His appeal opens the latest chapter in a far-reaching debate over criminal sentencing that began in 2000 with the Supreme Court's unexpected decision in Apprendi v. New Jersey. That ruling struck down the state's hate-crime statute, under which a judge could add extra time to a sentence on finding that the crime was committed with a biased motive. The court ruled that under the Sixth Amendment's right of trial by jury, "any fact that increases the penalty for a crime beyond the prescribed statutory maximum must be submitted to a jury, and proved beyond a reasonable doubt."

Since the Apprendi ruling, states have been defending their sentencing guideline laws on the ground that the Apprendi principle is not violated by adding extra time to a guidelines sentence as long as the judge stays within the statutory maximum.

But Mr. Blakely, supported in his appeal by the National Association of Criminal Defense Lawyers and the advocacy group Families Against Mandatory Minimums, is arguing that the Apprendi ruling does apply because it is only by finding additional factors, of the sort the Supreme Court said must be determined by a jury, that a judge can exceed the top sentence of the guidelines.

Though accepting this case, the court somewhat surprisingly turned down an appeal by an inmate on death row in Alabama that raised a related question: whether the jury's role involves deciding only if an aggravating factor makes a defendant eligible for the death penalty, as in the Ring decision, or whether the jury must decide also if aggravating factors outweigh mitigating ones.

Alabama, like several other states, lets judges perform this "weighing" function, and there is a vigorous debate in the state and federal courts over whether this is still allowed under the Ring decision. Since the new term began, the court has turned down three cases raising this question, including the case today, Waldrop v. Alabama, No. 03-5412.

These were among the day's other developments at the court:

Giving Names to the Police

The court agreed to decide whether people can be required to identify themselves to the police when officers lack probable cause to suspect them of a crime.
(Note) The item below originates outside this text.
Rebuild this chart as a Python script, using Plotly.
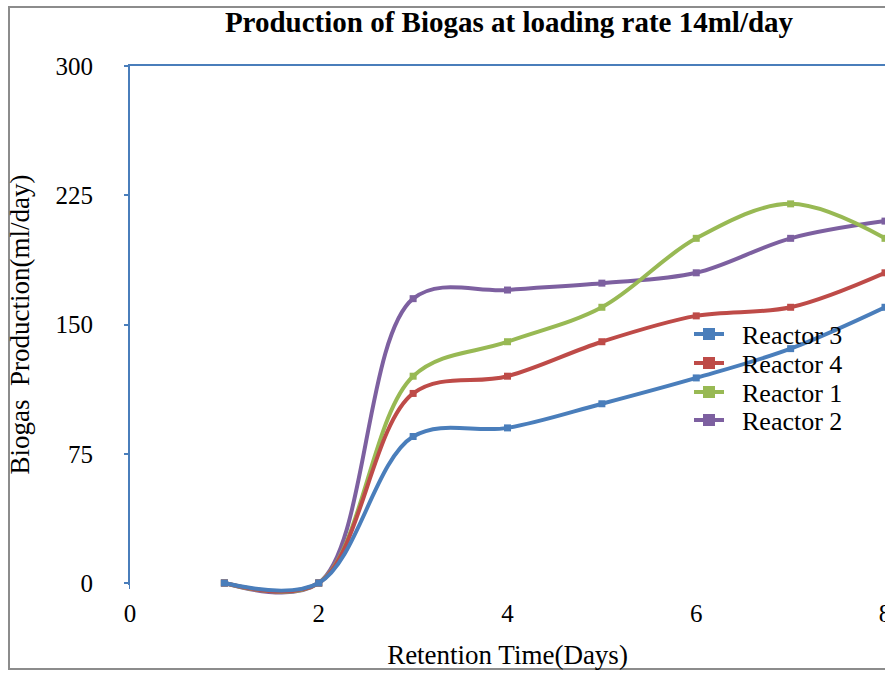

The state and lower federal courts have been wrestling for years with this question. The justices agreed to use an appeal filed by the Nevada state public defender's office on behalf of Larry D. Hiibel, who was convicted of resisting an officer by refusing to give his name when a sheriff's deputy stopped him near his car on the basis of a witness's report that he had been fighting with a female passenger.

Mr. Hiibel placed his hands behind his back and invited the deputy to arrest him, but he refused to produce identification. There is no doubt in the case, Hiibel v. Sixth Judicial District Court, No. 03-5554, that while the deputy had "reasonable suspicion" to justify a brief detention to check out the report, he lacked probable cause to suspect him of a crime.

The Nevada courts upheld his misdemeanor conviction for resisting the officer, rejecting the argument that Mr. Hiibel had a right to refuse to identify himself under the Fourth Amendment's prohibition of unreasonable seizures and the Fifth Amendment's protection against compelled self-incrimination.

The state urged the justices to uphold the conviction. The Nevada brief said: "Society is not prepared to recognize that a person has a reasonable expectation of privacy in their name when being lawfully detained by an officer."

The appeal filed on behalf of Mr. Hiibel said: "This issue goes to the very nature of the kind of society in which we wish to live: it is inimical to a free society that mere silence can lead to imprisonment."

Executing Juveniles

Without comment, the court turned down the most recent challenge to the execution of those who committed their crimes before the age of 18. The appeal was filed on behalf of Nanon McKewn Williams, a Texas inmate who was sentenced to death for a murder when he was 17. The appeal, Williams v. Texas, No. 03-5956, argued that trends in state legislatures and around the world indicated a need for the justices to revisit the issue for the first time since 1989, when the court upheld death sentences for juveniles.